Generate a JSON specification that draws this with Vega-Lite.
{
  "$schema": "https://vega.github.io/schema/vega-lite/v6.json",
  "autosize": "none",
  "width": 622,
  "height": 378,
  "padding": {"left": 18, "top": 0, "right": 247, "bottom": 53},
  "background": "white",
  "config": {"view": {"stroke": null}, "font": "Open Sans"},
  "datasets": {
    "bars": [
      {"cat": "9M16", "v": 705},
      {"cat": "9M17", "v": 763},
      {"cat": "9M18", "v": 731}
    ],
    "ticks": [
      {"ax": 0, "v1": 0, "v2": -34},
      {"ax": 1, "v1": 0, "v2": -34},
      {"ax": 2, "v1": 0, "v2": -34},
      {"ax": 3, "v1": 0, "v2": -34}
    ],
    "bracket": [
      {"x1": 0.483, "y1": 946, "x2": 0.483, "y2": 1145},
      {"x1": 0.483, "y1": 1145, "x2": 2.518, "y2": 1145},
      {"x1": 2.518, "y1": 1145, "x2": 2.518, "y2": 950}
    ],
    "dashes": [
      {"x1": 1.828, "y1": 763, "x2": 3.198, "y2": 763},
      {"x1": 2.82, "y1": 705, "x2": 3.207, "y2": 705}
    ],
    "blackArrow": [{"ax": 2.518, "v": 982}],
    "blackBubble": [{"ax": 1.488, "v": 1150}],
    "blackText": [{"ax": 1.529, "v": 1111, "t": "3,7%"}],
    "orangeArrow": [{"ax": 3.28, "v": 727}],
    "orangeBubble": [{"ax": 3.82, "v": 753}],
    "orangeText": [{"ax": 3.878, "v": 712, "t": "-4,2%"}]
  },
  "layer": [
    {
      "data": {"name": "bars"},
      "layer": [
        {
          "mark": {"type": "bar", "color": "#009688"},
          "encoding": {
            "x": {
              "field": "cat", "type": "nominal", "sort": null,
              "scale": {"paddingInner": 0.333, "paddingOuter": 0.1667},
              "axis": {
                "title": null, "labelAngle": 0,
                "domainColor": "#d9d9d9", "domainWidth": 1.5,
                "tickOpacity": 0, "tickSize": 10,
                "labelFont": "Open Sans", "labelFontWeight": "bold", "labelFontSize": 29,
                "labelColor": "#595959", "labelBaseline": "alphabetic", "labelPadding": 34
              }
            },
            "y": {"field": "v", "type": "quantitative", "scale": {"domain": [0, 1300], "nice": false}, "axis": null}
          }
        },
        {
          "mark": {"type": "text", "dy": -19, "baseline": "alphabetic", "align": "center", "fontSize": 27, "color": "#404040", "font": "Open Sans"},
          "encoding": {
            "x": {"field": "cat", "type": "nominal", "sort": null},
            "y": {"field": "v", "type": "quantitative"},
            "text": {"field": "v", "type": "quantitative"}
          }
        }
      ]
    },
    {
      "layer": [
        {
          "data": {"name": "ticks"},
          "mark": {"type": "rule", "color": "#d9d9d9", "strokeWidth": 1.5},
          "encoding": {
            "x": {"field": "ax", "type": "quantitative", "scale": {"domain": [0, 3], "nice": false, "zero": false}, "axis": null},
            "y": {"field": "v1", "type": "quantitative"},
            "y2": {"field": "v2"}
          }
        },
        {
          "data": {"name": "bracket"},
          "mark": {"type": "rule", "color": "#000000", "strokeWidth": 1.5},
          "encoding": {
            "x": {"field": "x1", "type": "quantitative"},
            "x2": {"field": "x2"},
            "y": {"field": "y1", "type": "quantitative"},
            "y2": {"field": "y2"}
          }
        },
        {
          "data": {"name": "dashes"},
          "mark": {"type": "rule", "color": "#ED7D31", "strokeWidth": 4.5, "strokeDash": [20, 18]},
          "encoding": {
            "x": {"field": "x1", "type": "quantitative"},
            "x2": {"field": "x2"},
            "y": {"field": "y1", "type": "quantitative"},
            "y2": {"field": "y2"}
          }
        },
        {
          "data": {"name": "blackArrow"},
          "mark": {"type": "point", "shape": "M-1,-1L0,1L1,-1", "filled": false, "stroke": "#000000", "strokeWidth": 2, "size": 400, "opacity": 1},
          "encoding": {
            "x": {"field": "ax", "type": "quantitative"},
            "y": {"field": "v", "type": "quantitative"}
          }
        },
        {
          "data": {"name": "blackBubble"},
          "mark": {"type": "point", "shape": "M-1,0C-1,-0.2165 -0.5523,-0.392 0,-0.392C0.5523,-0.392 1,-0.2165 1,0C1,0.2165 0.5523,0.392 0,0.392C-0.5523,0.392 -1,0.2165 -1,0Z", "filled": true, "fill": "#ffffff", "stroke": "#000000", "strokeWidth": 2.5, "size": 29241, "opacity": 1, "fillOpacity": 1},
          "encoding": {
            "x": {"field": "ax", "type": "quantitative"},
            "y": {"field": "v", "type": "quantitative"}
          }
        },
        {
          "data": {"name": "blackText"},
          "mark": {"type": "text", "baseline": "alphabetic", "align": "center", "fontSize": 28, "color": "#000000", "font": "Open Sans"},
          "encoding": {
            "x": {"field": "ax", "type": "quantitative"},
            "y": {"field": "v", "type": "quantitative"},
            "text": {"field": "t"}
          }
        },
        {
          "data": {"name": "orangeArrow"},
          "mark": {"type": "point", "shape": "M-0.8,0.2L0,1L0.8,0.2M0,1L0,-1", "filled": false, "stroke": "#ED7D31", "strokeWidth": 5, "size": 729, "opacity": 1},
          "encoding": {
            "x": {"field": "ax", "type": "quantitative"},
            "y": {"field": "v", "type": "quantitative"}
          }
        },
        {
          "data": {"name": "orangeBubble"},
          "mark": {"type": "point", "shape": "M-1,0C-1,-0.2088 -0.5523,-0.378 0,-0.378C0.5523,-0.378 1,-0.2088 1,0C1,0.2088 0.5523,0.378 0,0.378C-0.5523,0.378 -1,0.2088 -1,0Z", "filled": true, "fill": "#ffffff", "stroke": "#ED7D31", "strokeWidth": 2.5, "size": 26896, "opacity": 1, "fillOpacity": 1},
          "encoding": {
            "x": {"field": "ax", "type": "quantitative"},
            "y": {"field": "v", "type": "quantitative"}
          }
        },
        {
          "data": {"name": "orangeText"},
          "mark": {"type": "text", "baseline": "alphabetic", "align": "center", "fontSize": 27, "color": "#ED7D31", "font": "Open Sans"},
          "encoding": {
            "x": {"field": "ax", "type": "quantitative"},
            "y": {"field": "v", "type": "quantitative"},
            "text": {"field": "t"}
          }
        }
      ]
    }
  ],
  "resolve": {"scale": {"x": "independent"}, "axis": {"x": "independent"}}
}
___
(Problem requirements): Output the complete data exactly as written.

(The reply):
Generate a JSON specification that draws this with Vega-Lite.
{
  "$schema": "https://vega.github.io/schema/vega-lite/v6.json",
  "autosize": "none",
  "width": 622,
  "height": 378,
  "padding": {"left": 18, "top": 0, "right": 247, "bottom": 53},
  "background": "white",
  "config": {"view": {"stroke": null}, "font": "Open Sans"},
  "datasets": {
    "bars": [
      {"cat": "9M16", "v": 705},
      {"cat": "9M17", "v": 763},
      {"cat": "9M18", "v": 731}
    ],
    "ticks": [
      {"ax": 0, "v1": 0, "v2": -34},
      {"ax": 1, "v1": 0, "v2": -34},
      {"ax": 2, "v1": 0, "v2": -34},
      {"ax": 3, "v1": 0, "v2": -34}
    ],
    "bracket": [
      {"x1": 0.483, "y1": 946, "x2": 0.483, "y2": 1145},
      {"x1": 0.483, "y1": 1145, "x2": 2.518, "y2": 1145},
      {"x1": 2.518, "y1": 1145, "x2": 2.518, "y2": 950}
    ],
    "dashes": [
      {"x1": 1.828, "y1": 763, "x2": 3.198, "y2": 763},
      {"x1": 2.82, "y1": 705, "x2": 3.207, "y2": 705}
    ],
    "blackArrow": [{"ax": 2.518, "v": 982}],
    "blackBubble": [{"ax": 1.488, "v": 1150}],
    "blackText": [{"ax": 1.529, "v": 1111, "t": "3,7%"}],
    "orangeArrow": [{"ax": 3.28, "v": 727}],
    "orangeBubble": [{"ax": 3.82, "v": 753}],
    "orangeText": [{"ax": 3.878, "v": 712, "t": "-4,2%"}]
  },
  "layer": [
    {
      "data": {"name": "bars"},
      "layer": [
        {
          "mark": {"type": "bar", "color": "#009688"},
          "encoding": {
            "x": {
              "field": "cat", "type": "nominal", "sort": null,
              "scale": {"paddingInner": 0.333, "paddingOuter": 0.1667},
              "axis": {
                "title": null, "labelAngle": 0,
                "domainColor": "#d9d9d9", "domainWidth": 1.5,
                "tickOpacity": 0, "tickSize": 10,
                "labelFont": "Open Sans", "labelFontWeight": "bold", "labelFontSize": 29,
                "labelColor": "#595959", "labelBaseline": "alphabetic", "labelPadding": 34
              }
            },
            "y": {"field": "v", "type": "quantitative", "scale": {"domain": [0, 1300], "nice": false}, "axis": null}
          }
        },
        {
          "mark": {"type": "text", "dy": -19, "baseline": "alphabetic", "align": "center", "fontSize": 27, "color": "#404040", "font": "Open Sans"},
          "encoding": {
            "x": {"field": "cat", "type": "nominal", "sort": null},
            "y": {"field": "v", "type": "quantitative"},
            "text": {"field": "v", "type": "quantitative"}
          }
        }
      ]
    },
    {
      "layer": [
        {
          "data": {"name": "ticks"},
          "mark": {"type": "rule", "color": "#d9d9d9", "strokeWidth": 1.5},
          "encoding": {
            "x": {"field": "ax", "type": "quantitative", "scale": {"domain": [0, 3], "nice": false, "zero": false}, "axis": null},
            "y": {"field": "v1", "type": "quantitative"},
            "y2": {"field": "v2"}
          }
        },
        {
          "data": {"name": "bracket"},
          "mark": {"type": "rule", "color": "#000000", "strokeWidth": 1.5},
          "encoding": {
            "x": {"field": "x1", "type": "quantitative"},
            "x2": {"field": "x2"},
            "y": {"field": "y1", "type": "quantitative"},
            "y2": {"field": "y2"}
          }
        },
        {
          "data": {"name": "dashes"},
          "mark": {"type": "rule", "color": "#ED7D31", "strokeWidth": 4.5, "strokeDash": [20, 18]},
          "encoding": {
            "x": {"field": "x1", "type": "quantitative"},
            "x2": {"field": "x2"},
            "y": {"field": "y1", "type": "quantitative"},
            "y2": {"field": "y2"}
          }
        },
        {
          "data": {"name": "blackArrow"},
          "mark": {"type": "point", "shape": "M-1,-1L0,1L1,-1", "filled": false, "stroke": "#000000", "strokeWidth": 2, "size": 400, "opacity": 1},
          "encoding": {
            "x": {"field": "ax", "type": "quantitative"},
            "y": {"field": "v", "type": "quantitative"}
          }
        },
        {
          "data": {"name": "blackBubble"},
          "mark": {"type": "point", "shape": "M-1,0C-1,-0.2165 -0.5523,-0.392 0,-0.392C0.5523,-0.392 1,-0.2165 1,0C1,0.2165 0.5523,0.392 0,0.392C-0.5523,0.392 -1,0.2165 -1,0Z", "filled": true, "fill": "#ffffff", "stroke": "#000000", "strokeWidth": 2.5, "size": 29241, "opacity": 1, "fillOpacity": 1},
          "encoding": {
            "x": {"field": "ax", "type": "quantitative"},
            "y": {"field": "v", "type": "quantitative"}
          }
        },
        {
          "data": {"name": "blackText"},
          "mark": {"type": "text", "baseline": "alphabetic", "align": "center", "fontSize": 28, "color": "#000000", "font": "Open Sans"},
          "encoding": {
            "x": {"field": "ax", "type": "quantitative"},
            "y": {"field": "v", "type": "quantitative"},
            "text": {"field": "t"}
          }
        },
        {
          "data": {"name": "orangeArrow"},
          "mark": {"type": "point", "shape": "M-0.8,0.2L0,1L0.8,0.2M0,1L0,-1", "filled": false, "stroke": "#ED7D31", "strokeWidth": 5, "size": 729, "opacity": 1},
          "encoding": {
            "x": {"field": "ax", "type": "quantitative"},
            "y": {"field": "v", "type": "quantitative"}
          }
        },
        {
          "data": {"name": "orangeBubble"},
          "mark": {"type": "point", "shape": "M-1,0C-1,-0.2088 -0.5523,-0.378 0,-0.378C0.5523,-0.378 1,-0.2088 1,0C1,0.2088 0.5523,0.378 0,0.378C-0.5523,0.378 -1,0.2088 -1,0Z", "filled": true, "fill": "#ffffff", "stroke": "#ED7D31", "strokeWidth": 2.5, "size": 26896, "opacity": 1, "fillOpacity": 1},
          "encoding": {
            "x": {"field": "ax", "type": "quantitative"},
            "y": {"field": "v", "type": "quantitative"}
          }
        },
        {
          "data": {"name": "orangeText"},
          "mark": {"type": "text", "baseline": "alphabetic", "align": "center", "fontSize": 27, "color": "#ED7D31", "font": "Open Sans"},
          "encoding": {
            "x": {"field": "ax", "type": "quantitative"},
            "y": {"field": "v", "type": "quantitative"},
            "text": {"field": "t"}
          }
        }
      ]
    }
  ],
  "resolve": {"scale": {"x": "independent"}, "axis": {"x": "independent"}}
}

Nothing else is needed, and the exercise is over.